Crônica da Cidade

por Mariana Niederauer
postado em 09/05/2021 23:06 / atualizado em 09/05/2021 23:10

Partidas que doem na alma

Minha mãe é uma peça 3 foi o último filme a que assisti em uma sala de cinema. Era uma daquelas sessões voltadas para que mães possam levar os filhos, antes da pandemia, em reunião inimaginável hoje. A intensidade de Paulo Gustavo dominava a cena e contaminava o público, compenetrado do outro lado da tela.

Lembro-me de ter assistido também ao primeiro longa da franquia, numa viagem ao Rio de Janeiro. Foi divertido, e uma boa pedida para uma noite de férias, mas gargalhada mesmo eu dei com o vídeo que passava ao fim da película. Era Paulo Gustavo filmando a mãe — inspiração para Dona Hermínia — em uma gravação caseira.
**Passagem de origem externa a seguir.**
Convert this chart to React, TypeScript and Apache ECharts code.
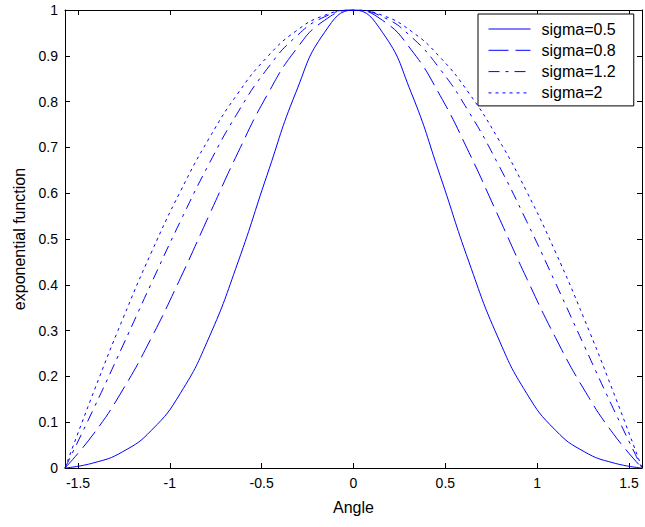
import React, { useEffect, useRef } from "react";
import * as echarts from "echarts";

const xValues = [-1.5708, -1.4137, -1.2566, -1.0996, -0.9425, -0.7854, -0.6283, -0.4712, -0.3142, -0.1571, 0, 0.1571, 0.3142, 0.4712, 0.6283, 0.7854, 0.9425, 1.0996, 1.2566, 1.4137, 1.5708];
const sigma05 = [0, 0.0113, 0.0356, 0.0825, 0.1632, 0.2861, 0.4501, 0.6388, 0.8196, 0.9515, 1, 0.9515, 0.8196, 0.6388, 0.4501, 0.2861, 0.1632, 0.0825, 0.0356, 0.0113, 0];
const sigma08 = [0, 0.0753, 0.1705, 0.2848, 0.4144, 0.5525, 0.6894, 0.8136, 0.9132, 0.9777, 1, 0.9777, 0.9132, 0.8136, 0.6894, 0.5525, 0.4144, 0.2848, 0.1705, 0.0753, 0];
const sigma12 = [0, 0.1304, 0.2665, 0.4043, 0.5388, 0.665, 0.7774, 0.871, 0.9415, 0.9852, 1, 0.9852, 0.9415, 0.871, 0.7774, 0.665, 0.5388, 0.4043, 0.2665, 0.1304, 0];
const sigma2 = [0, 0.1671, 0.3251, 0.4715, 0.604, 0.7204, 0.8186, 0.8969, 0.9538, 0.9884, 1, 0.9884, 0.9538, 0.8969, 0.8186, 0.7204, 0.604, 0.4715, 0.3251, 0.1671, 0];
const seriesNames = ["sigma=0.5", "sigma=0.8", "sigma=1.2", "sigma=2"];

const FONT = "'Liberation Sans', Arial, sans-serif";

export default function App() {
  const ref = useRef<HTMLDivElement>(null);
  useEffect(() => {
    if (!ref.current) return;
    const chart = echarts.init(ref.current, undefined, { renderer: "svg" });
    const values = [sigma05, sigma08, sigma12, sigma2];
    const dashes: any[] = ["solid", [20, 7], [11, 6, 3, 6], [3, 4]];
    const axisCommon = {
      axisLine: { show: true, onZero: false, lineStyle: { color: "#000", width: 1 } },
      axisTick: { show: true, inside: true, length: 5, lineStyle: { color: "#000" } },
      splitLine: { show: false },
    };
    const xFmt = (v: number) =>
      Math.abs(v * 2 - Math.round(v * 2)) < 1e-6 ? String(v) : "";
    chart.setOption({
      animation: false,
      backgroundColor: "#fff",
      grid: { left: 65, top: 10, width: 584, height: 458, containLabel: false },
      xAxis: [
        {
          type: "value",
          min: -1.5708,
          max: 1.5708,
          splitNumber: 6,
          position: "bottom",
          ...axisCommon,
          axisLabel: { color: "#000", fontFamily: FONT, fontSize: 14, margin: 8, formatter: xFmt },
          name: "Angle",
          nameLocation: "middle",
          nameGap: 31,
          nameTextStyle: { color: "#000", fontFamily: FONT, fontSize: 16 },
        },
        {
          type: "value",
          min: -1.5708,
          max: 1.5708,
          splitNumber: 6,
          position: "top",
          ...axisCommon,
          axisLabel: { show: false },
        },
      ],
      yAxis: [
        {
          type: "value",
          min: 0,
          max: 1,
          interval: 0.1,
          position: "left",
          ...axisCommon,
          axisLabel: { color: "#000", fontFamily: FONT, fontSize: 14, margin: 7 },
          name: "exponential function",
          nameLocation: "middle",
          nameGap: 36,
          nameTextStyle: { color: "#000", fontFamily: FONT, fontSize: 16 },
        },
        {
          type: "value",
          min: 0,
          max: 1,
          interval: 0.1,
          position: "right",
          ...axisCommon,
          axisLabel: { show: false },
        },
      ],
      legend: {
        orient: "vertical",
        left: 478,
        top: 14,
        padding: [7, 18, 5, 10],
        itemGap: 5.3,
        itemWidth: 42,
        itemHeight: 13,
        backgroundColor: "#fff",
        borderColor: "#000",
        borderWidth: 1,
        borderRadius: 0,
        itemStyle: { opacity: 0 },
        lineStyle: { width: 1 },
        data: seriesNames,
        textStyle: { color: "#000", fontFamily: FONT, fontSize: 16, lineHeight: 16, padding: [0, 0, 0, 6] },
      },
      series: values.map((vals, i) => ({
        name: seriesNames[i],
        type: "line",
        xAxisIndex: 0,
        yAxisIndex: 0,
        data: xValues.map((x, j) => [x, vals[j]]),
        smooth: true,
        symbol: "none",
        lineStyle: { color: "#0000ff", width: 1, type: dashes[i] },
        itemStyle: { color: "#0000ff" },
      })),
    });
    return () => chart.dispose();
  }, []);
  return (
    <div
      ref={ref}
      style={{ position: "fixed", left: 0, top: 0, width: 645, height: 527, background: "#fff" }}
    />
  );
}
Dea Lucia corria atrás do filho, brigando com o sotaque e a descontração carioca, enquanto o ator seguia aprontando o quer que seja que a irritava.

Quando dizem que a arte imita a vida, nem sempre é uma cena assim que imaginamos. Mas o humorista que nos deixou na última semana mostrou ser possível dar cor e humor mesmo para os temas mais duros e desafiadores do nosso cotidiano. O preconceito, a construção de identidades, a maternidade, a velhice.

Impossível imaginar a dor da família que perdeu um pai, filho e amigo de tamanho talento, sensibilidade e energia. Se o país todo também reverberou esse luto, não foi apenas por essas características — que, dada a relevância do artista para o cinema nacional, não são pouca coisa —, mas também pelo que representa essa morte ao lado de outras 420 mil, pelo menos, no período de pouco mais de um ano.

Com todos os mais sofisticados recursos que a medicina hoje pode oferecer, Paulo Gustavo não resistiu às complicações da doença traiçoeira que nos mergulha no caos sanitário e econômico. No Rio de Janeiro que sangra o sangue das vítimas da epidemia de violência e sufoca impotente diante da força do vírus, engrandecido pelo apagão institucional.

Nesse mesmo Rio, mas em outro cenário, foi-se um ícone do soul brasileiro. Se você já se apaixonou, provavelmente deixou o coração embalar em algum ritmo composto por Cassiano. As lembranças, as estações, as sensações que saíram da mente dele marcaram época e embalaram histórias de amor em folhetins. Também infectado pela covid-19, precisou lutar por uma vaga em hospital público.

Tanto Paulo quanto Cassiano tinham na veia algo que é a cara do Brasil. Uma essência inexplicável. Irreverência, sentimento, gingado, potência. Um toque que tornou única e intensa a obra que deixaram. Hoje é a gente que traz as rosas para homenageá-los e aplaudí-los de pé.